The Supreme Court decision, issued in May based on a case from Kentucky, allows police officers to enter a residence without a warrant if they contend that they smelled marijuana or some other drug odor, knocked, identified themselves as police and then heard noises that sounded like evidence being destroyed.
Note the assumption that police really did smell drugs, as if police never lie.
Consider the case in Philadelphia during the 1990s when several officers from the same North Philly precinct were convicted of planting evidence on innocent people. This current ruling runs the risk of making the Philadelphia situation routine across the country.
The specifics in the Kentucky case are these: Police were following a suspect who allegedly sold crack cocaine to an informant. They followed him into an apartment building, but did not see which apartment he entered.

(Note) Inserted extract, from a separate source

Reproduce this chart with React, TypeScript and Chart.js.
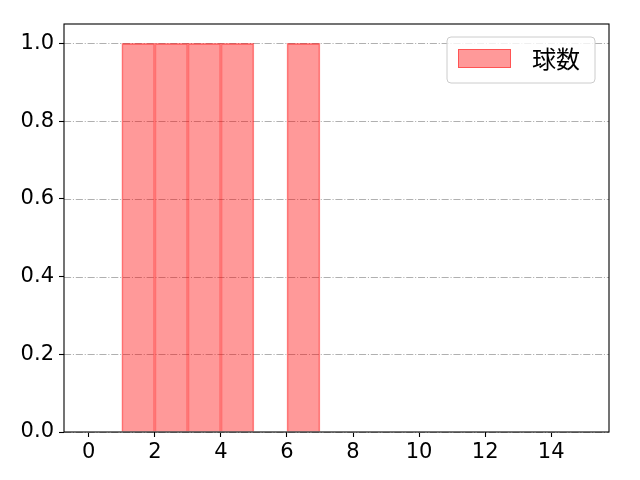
import React, { useEffect, useRef } from 'react';
import { Chart, registerables } from 'chart.js';

Chart.register(...registerables);

// histogram bins (left edges, width 1) and counts
const binLefts = [1, 2, 3, 4, 6];
const counts = [1, 1, 1, 1, 1];
const binWidth = 1;
const seriesLabel = '球数';
const xTicks = [0, 2, 4, 6, 8, 10, 12, 14];
const yTicks = [0, 0.2, 0.4, 0.6, 0.8, 1.0];

const TICK_FONT = '"DejaVu Sans", sans-serif';
const CJK_FONT = '"Noto Sans CJK JP", "Noto Sans", sans-serif';

const framePlugin = {
    id: 'frame',
    beforeDatasetsDraw(chart: any) {
        const { ctx, chartArea, scales } = chart;
        ctx.save();
        ctx.strokeStyle = '#b0b0b0';
        ctx.lineWidth = 1.1;
        ctx.setLineDash([7.1, 1.8, 1.1, 1.8]);
        yTicks.forEach((v) => {
            const y = Math.round(scales.y.getPixelForValue(v)) + 0.5;
            ctx.beginPath();
            ctx.moveTo(chartArea.left, y);
            ctx.lineTo(chartArea.right, y);
            ctx.stroke();
        });
        ctx.restore();
    },
    afterDraw(chart: any) {
        const { ctx, chartArea } = chart;
        ctx.save();
        ctx.strokeStyle = '#000';
        ctx.lineWidth = 1.1;
        ctx.strokeRect(chartArea.left, chartArea.top, chartArea.right - chartArea.left, chartArea.bottom - chartArea.top);

        // legend box, upper right inside the axes
        const ds = chart.data.datasets[0];
        const w = 148, h = 46;
        const x = chartArea.right - 14 - w;
        const y = chartArea.top + 13;
        ctx.beginPath();
        ctx.roundRect(x, y, w, h, 4);
        ctx.fillStyle = 'rgba(255,255,255,0.8)';
        ctx.fill();
        ctx.strokeStyle = '#cccccc';
        ctx.lineWidth = 1;
        ctx.stroke();
        ctx.fillStyle = ds.backgroundColor;
        ctx.fillRect(x + 11, y + 12, 53, 19);
        ctx.strokeStyle = ds.borderColor;
        ctx.strokeRect(x + 11.5, y + 12.5, 52, 18);
        ctx.fillStyle = '#000';
        ctx.font = `24px ${CJK_FONT}`;
        ctx.textBaseline = 'middle';
        ctx.fillText(ds.label, x + 85, y + 22);
        ctx.restore();
    },
};

const HistChart: React.FC = () => {
    const chartRef = useRef<HTMLCanvasElement | null>(null);

    useEffect(() => {
        document.body.style.margin = '0';
        if (!chartRef.current) return;
        const ctx = chartRef.current.getContext('2d');
        if (!ctx) return;
        const chart = new Chart(ctx, {
            type: 'bar',
            data: {
                datasets: [{
                    label: seriesLabel,
                    data: binLefts.map((l, i) => ({ x: l + binWidth / 2, y: counts[i] })),
                    backgroundColor: 'rgba(255, 0, 0, 0.4)',
                    borderColor: 'rgba(255, 0, 0, 0.45)',
                    borderWidth: 1,
                    barPercentage: 1,
                    categoryPercentage: 1,
                }],
            },
            plugins: [framePlugin],
            options: {
                responsive: false,
                animation: false,
                devicePixelRatio: 1,
                layout: { padding: { top: 24, right: 31, left: 0, bottom: 0 } },
                plugins: { legend: { display: false }, tooltip: { enabled: false } },
                scales: {
                    x: {
                        type: 'linear',
                        min: -0.75,
                        max: 15.75,
                        offset: false,
                        afterBuildTicks: (s: any) => { s.ticks = xTicks.map((v) => ({ value: v })); },
                        afterFit: (s: any) => { s.height = 48; },
                        grid: { display: true, drawOnChartArea: false, offset: false, tickLength: 5, tickColor: '#000', tickWidth: 1.1 },
                        border: { display: false },
                        ticks: { color: '#000', font: { family: TICK_FONT, size: 21 }, padding: 3, maxRotation: 0 },
                    },
                    y: {
                        min: 0,
                        max: 1.05,
                        afterBuildTicks: (s: any) => { s.ticks = yTicks.map((v) => ({ value: v })); },
                        afterFit: (s: any) => { s.width = 64; },
                        grid: { display: true, drawOnChartArea: false, tickLength: 5, tickColor: '#000', tickWidth: 1.1 },
                        border: { display: false },
                        ticks: { color: '#000', font: { family: TICK_FONT, size: 21 }, padding: 5, callback: (v: any) => Number(v).toFixed(1) },
                    },
                },
            },
        });
        return () => {
            chart.destroy();
        };
    }, []);

    return <canvas ref={chartRef} width={640} height={480}></canvas>;
};

export default function App() {
    return (
        <div style={{ width: 640, height: 480 }}>
            <HistChart />
        </div>
    );
}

Smelling marijuana coming from one unit, the police knocked, identified themselves and then heard movement and a toilet flushing. So, the cops broke in and arrested the occupant who was not the suspect they were following. They did find some powdered cocaine so the man was arrested, tried, convicted, and sentenced to 11 years in prison.
The appellate process took the case to the U.S. Supreme Court, where Judge Samuel Alito Jr. said people don’t have to answer the door when police knock but if police hear movement and the toilet flush, officers may enter without the need for a warrant. In the 8-1 decision, Alito wrote that people who attempt to destroy evidence have only themselves to blame.
The lone dissent came from Justice Ruth Bader Ginsberg who said the court has now given police an easy way to ignore fundamental rights. The decision “arms the police with a way routinely to dishonor the Fourth Amendment’s warrant requirement in drug cases,” she wrote.